Poor
woman’s banker
This
year’s Nobel Peace Prize has been awarded
to Muhammad Yunus, an economics lecturer and banker from Bangladesh.
The spread of “micro-banking”,
which he thought up and put into practice, was judged to have
contributed to world peace.
Leaving
aside whether he should have got the Economics rather than the Peace
prize, what is micro-banking? Actually, it is not all that different
from ordinary banking in that it is still based on a bank lending out
money that has been previously deposited with it. The difference lies
in who the money is lent to. The Grameen bank, which Yunus set up in
1976, lends to poor self-employed people.
The
established banks in Bangladesh had shunned such people because,
being so poor, they had nothing to offer as collateral for any loan
and so were not considered credit-worthy. In order to start up or
keep themselves in activity, poor self-employed people had to resort
to local money-lenders who charged usurious rates of interest. A
typical example would be the woman in the story about how bank got
set up:
“In
the village of Jobra, Dr Yunus met a woman who made bamboo stools.

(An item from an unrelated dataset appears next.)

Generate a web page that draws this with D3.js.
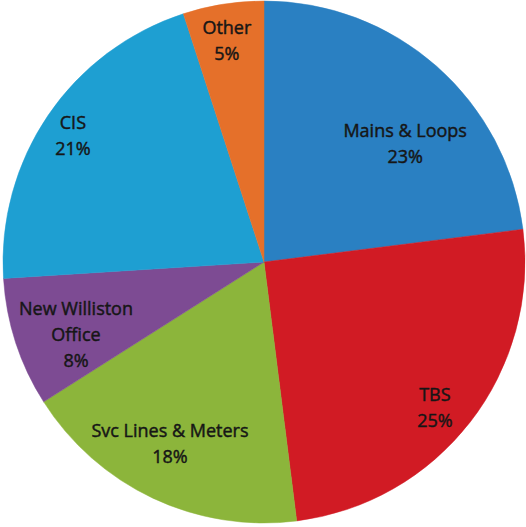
<!DOCTYPE html>
<html>
<head>
<meta charset="utf-8">
<script src="https://cdn.jsdelivr.net/npm/d3@7"></script>
<style>
  body { margin: 0; background: #fff; }
  svg { display: block; }
</style>
</head>
<body>
<div id="chart"></div>
<script>
// slice data, clockwise from 12 o'clock
const names = ["Mains & Loops", "TBS", "Svc Lines & Meters", "New Williston Office", "CIS", "Other"];
const shares = [23, 25, 18, 8, 21, 5];
const colors = ["#2a80c2", "#d11b24", "#8cb53b", "#7d4b93", "#1e9fd2", "#e5702a"];
// label line breaks, and how far out (fraction of radius) / how far off the bisector (deg) each label sits
const labelLines = [["Mains & Loops"], ["TBS"], ["Svc Lines & Meters"], ["New Williston", "Office"], ["CIS"], ["Other"]];
const labelR = [0.706, 0.861, 0.783, 0.772, 0.877, 0.862];
const labelTurn = [8.6, 2.7, 2.2, -3.1, -0.8, -0.5];

const W = 526, H = 527;
const cx = 264, cy = 262, R = 261;

const data = names.map((n, i) => ({name: n, value: shares[i], i: i}));

const svg = d3.select("#chart").append("svg")
    .attr("width", W).attr("height", H);
const g = svg.append("g").attr("transform", "translate(" + cx + "," + cy + ")");

const pie = d3.pie().sort(null).value(d => d.value);
const arc = d3.arc().innerRadius(0).outerRadius(R);
const arcs = pie(data);

g.selectAll("path.slice")
  .data(arcs)
  .enter()
  .append("path")
    .attr("class", "slice")
    .attr("d", arc)
    .attr("fill", d => colors[d.data.i])
    .attr("stroke", d => colors[d.data.i])
    .attr("stroke-width", 0.5);

const labels = g.selectAll("text.lbl")
  .data(arcs)
  .enter()
  .append("text")
    .attr("class", "lbl")
    .attr("text-anchor", "middle")
    .style("font-family", "'Open Sans', sans-serif")
    .style("font-size", "18px")
    .style("fill", "#161616")
    .style("stroke", "#161616")
    .style("stroke-width", 0.45)
    .attr("transform", d => {
        const a = (d.startAngle + d.endAngle) / 2 + labelTurn[d.data.i] * Math.PI / 180;
        const r = R * labelR[d.data.i];
        return "translate(" + (Math.sin(a) * r) + "," + (-Math.cos(a) * r) + ")";
    });

labels.each(function(d) {
    const lines = labelLines[d.data.i].concat([d.data.value + "%"]);
    const t = d3.select(this);
    const n = lines.length;
    lines.forEach((s, k) => {
        t.append("tspan")
          .attr("x", 0)
          .attr("y", (k - (n - 1) / 2) * 26 + 6.5)
          .text(s);
    });
});
</script>
</body>
</html>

Because she had no assets and was unable to borrow from conventional
sources, she had to resort to the money lenders. For each stool, she
borrowed the equivalent of 15p to buy the raw bamboo. After repaying
at extortionate rates of interest she made barely 1p on each stool.
This woman was hard-working and talented but was being held back by a
lack of access to finance. Inspired by her story, Dr Yunus started a
series of experiments and lent tiny sums of his own money to
villagers. They used the money to set up small businesses such as
basket weaving and raising chickens. He found that his borrowers —
mainly women — repaid in full and on time” (Times, 1
September).
What
Yunus had shown was that the poor self-employed can be credit-worthy.
Banks based on his principles lend out very small sums for a year
which have to be repaid, with interest (at just above the ordinary
banks’ rate), from current sales. While a
means of freeing the self-employed in countries like Bangla Desh from
the clutches of the money-lenders, micro-banking is not a solution to
global poverty. Not only because not everybody in such countries
could become a basket weaver or a chicken farmer or a maker of bamboo
stools, but because those the bank lends to remain poor and dependant
on the vagaries of the market.
Nor
is there anything anti-capitalist about the scheme. The Times described
Yunus in an editorial (14 October) as “the
Adam Smith of the Poor” and their
correspondent in Dhaka reported:
“Professor
Yunus insisted that he was not against the free market, but that he
wanted the market to be free for everyone. ‘I
am a free-market guy and even the poor should be part of the free
market’, he said. ‘Two
thirds of the population of the world are not able to participate, so
it is not free’”.
The
way the Grameen bank works also confirms the Marxian view that banks
cannot create credit out of nothing. Like other banks it can only
lend what has been deposited with it. If certain banking theories
were correct — that if you deposit £1
in a bank, it can then lend out £9 rather than only 90p —
then Professor Yunus would have been able to help the poor
self-employed of Bangladesh by a mere stroke of the pen. But if he
had tried to run his bank on this theory it would have rapidly gone
bankrupt, and the only prize he would have got would have been a
booby prize for either stupidity or naivety.